Consultant says HM Revenue & Customs should issue clarification on tax relief

The HM Revenue & Customs should issue clarification on tax relief that can be claimed under the Business Premises Renovation Allowances (BPRA), according to consultant Davis Langdon.

David Henry, an associate at firm, said: “The BPRA concept is well thought out and aims to bring back into use business premises that have been vacant for longer than 12 months, within designated disadvantaged areas.

“In return, the taxpayer will receive 100% tax relief on the capital expenditure incurred; however, there can be confusion over what actually qualifies for relief.”

Davis Langdon believes that despite being 16 months into the five year life, the system is still causing confusion about what qualifies for the tax relief.

David Henry, associate at Davis Langdon

For example, BPRA’s are only available on fixtures and not on moveable items. In deciding how ‘fixed’ an asset is once installed, the end use of the asset needs to be considered along with s173(1) of the Capital Allowances Act 2001 (CAA 2001).

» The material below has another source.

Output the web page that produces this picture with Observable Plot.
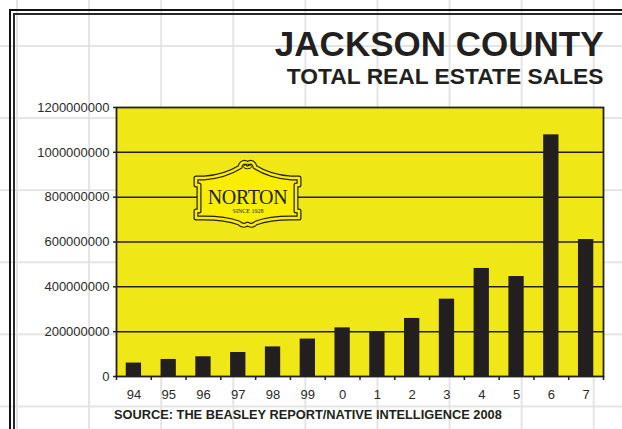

This states that a fixture is ‘an item of plant and machinery that is fitted in or to a building so that it becomes part of that building.’

So, whilst tables and chairs are clearly moveable items, specialist lighting installations for nightclubs and theatres need to be carefully considered against the CAA 2001.

Extensions to the original building structure are another area of confusion. The Act states that they qualify if they are ‘providing a means of getting to or from the qualifying business premises’ but does not clearly state whether this includes expenditure on access ramps, canopies, car parks, loading bays or roads.

Another grey area which Davis Langdon draws attention to is that of developing adjacent land.

If the development provides additional useable space for the original building it qualifies for relief, but it is unclear whether this includes additional car parking space or the site works associated with the development.